Abstract

Field studies in the Jabel az-Zalmah region, at the northern flank of Al Kufrah Basin provide new insights into the stratigraphy and evolving depositional environments of Cambro–Ordovician through Devonian sediments. At the base of the succession, the Hawaz Formation is about 300m thick and is characterised by frequently Skolithos-burrowed, fine to medium grained sandstones with occasional silty intervals and rare conglomerates deposited in a generally high-energy tidal shelf setting. Bioturbation is pervasive, and includes spectacular Cruziana traces produced by Early to Mid Ordovician trilobites at the bottom and the top of the Hawaz Formation respectively. These strata were incised during the late Ordovician (Hirnantian) glaciation. Ice sheets flowing over Jabel az-Zalmah cut a palaeo-topography of up to 100m relief. This relief is overlain by a coarsening upward succession of clastic sedimentary rocks, recording re-advance of an ice sheet, which overrode the uppermost sandstones.
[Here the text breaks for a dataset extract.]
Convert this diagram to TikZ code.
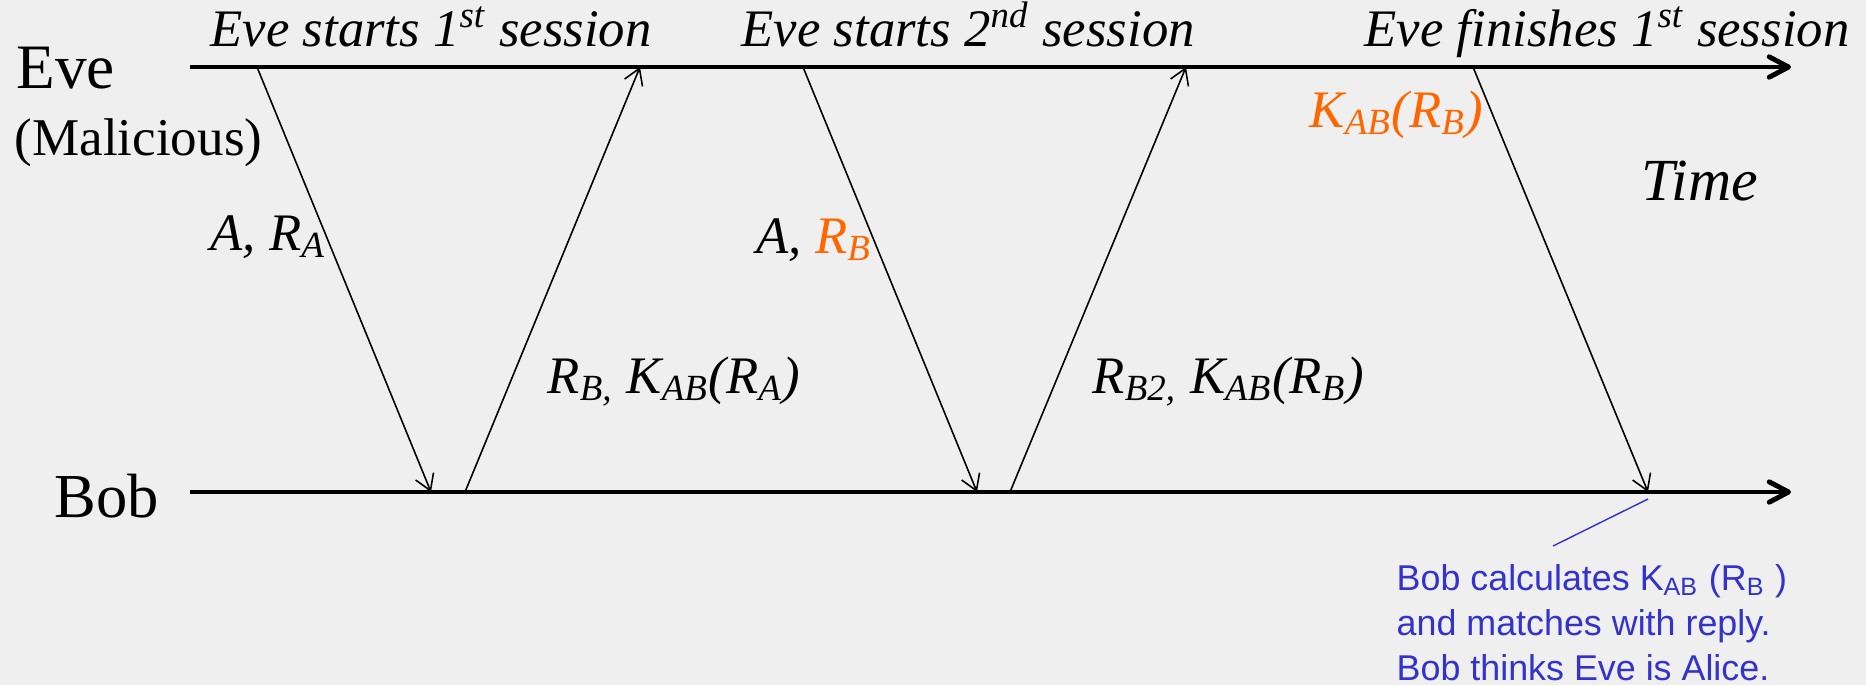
\documentclass[tikz,border=0pt]{standalone}
\usepackage{fontspec}
\setmainfont{Liberation Serif}
\newfontfamily\arialfont{Liberation Sans}
\usetikzlibrary{arrows.meta}
\definecolor{bgcol}{HTML}{EFEFEF}
\definecolor{orng}{HTML}{FF6600}
\definecolor{blu}{HTML}{3333CC}
\newcommand\sbs[1]{\textsubscript{#1}}
\newcommand\sps[1]{\textsuperscript{#1}}
\begin{document}
\begin{tikzpicture}[x=0.1mm,y=-0.1mm,
  timeline/.style={line width=1.4pt,-{Straight Barb[length=5.5pt,width=5.8pt,round]}},
  msg/.style={line width=0.45pt,-{Straight Barb[length=4.4pt,width=5.5pt]}},
  lbl/.style={inner sep=0pt,anchor=base west,font=\fontsize{15}{18}\selectfont\itshape},
  party/.style={inner sep=0pt,anchor=base west},
  note/.style={inner sep=0pt,anchor=base west,align=left,text=blu,font=\arialfont\fontsize{10.2}{12.8}\selectfont}]
\fill[bgcol] (0,0) rectangle (1866,685);
\useasboundingbox (0,0) rectangle (1866,685);
% time lines
\coordinate (eveS) at (190,67);
\coordinate (eveE) at (1791,67);
\coordinate (bobS) at (190,492);
\coordinate (bobE) at (1791,492);
\draw[timeline] (eveS) -- (eveE);
\draw[timeline] (bobS) -- (bobE);
% message end points
\coordinate (e1) at (257,67);
\coordinate (b1) at (431,492);
\coordinate (b2) at (465,492);
\coordinate (e2) at (640,67);
\coordinate (e3) at (803,67);
\coordinate (b3) at (977,492);
\coordinate (b4) at (1010,492);
\coordinate (e4) at (1186,67);
\coordinate (e5) at (1473,67);
\coordinate (b5) at (1648,492);
\draw[msg] (e1) -- (b1);
\draw[msg] (b2) -- (e2);
\draw[msg] (e3) -- (b3);
\draw[msg] (b4) -- (e4);
\draw[msg] (e5) -- (b5);
% parties
\node[party,font=\fontsize{18}{20}\selectfont] (eve) at (16,88) {Eve};
\node[party,font=\fontsize{15.1}{18}\selectfont] (mal) at (14,155) {(Malicious)};
\node[party,font=\fontsize{17.8}{20}\selectfont] (bob) at (54,517) {Bob};
% top labels
\node[lbl] (s1) at (210,46) {Eve starts 1\sps{st} session};
\node[lbl] (s2) at (741,46) {Eve starts 2\sps{nd} session};
\node[lbl] (s3) at (1364,46) {Eve finishes 1\sps{st} session};
% message labels
\node[lbl] (m1) at (210,250) {A, R\sbs{A}};
\node[lbl] (m2) at (547,393) {R\sbs{B,} K\sbs{AB}(R\sbs{A})};
\node[lbl] (m3) at (756,253) {A, \textcolor{orng}{R\sbs{B}}};
\node[lbl] (m4) at (1092,393) {R\sbs{B2,} K\sbs{AB}(R\sbs{B})};
\node[lbl,text=orng] (m5) at (1309,127) {K\sbs{AB}(R\sbs{B})};
\node[lbl,font=\fontsize{17}{20}\selectfont\itshape] (time) at (1641,200) {Time};
% note
\coordinate (nA) at (1648,499);
\coordinate (nB) at (1553,546);
\draw[blu,line width=0.4pt] (nA) -- (nB);
\node[note] (nt) at (1396,680) {Bob calculates K\sbs{AB} (R\sbs{B} )\\and matches with reply.\\Bob thinks Eve is Alice.};
\end{tikzpicture}
\end{document}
Ice sheet retreat was accompanied by marine transgression and erosion, which left a thin transgressive lag-conglomerate, capped sharply by siltstones of the Tannezuft Formation. Progradation resumed after post-glacial maximum flooding, depositing tide, storm, and river-influenced parasequences of a major delta complex (200m thick Acacus Formation). Fluvial incision, and the development of a disconformity, preceded the deposition of the Tadrart Formation (50m thick), a succession of trough-cross bedded braided river deposits. Transgression, and the re-establishment of shallow or marginal marine systems, is represented by the extensively bioturbated Binem Formation in which Zoophycos burrows offer a tentative Middle Devonian stratigraphic fix. An understanding of the lithological character of the Lower Palaeozoic strata in Jabel az-Zalmah, together with the character of unconformities that punctuate the succession, will be vital for successful hydrocarbon exploration in this frontier basin which has, until now, been unsuccessful.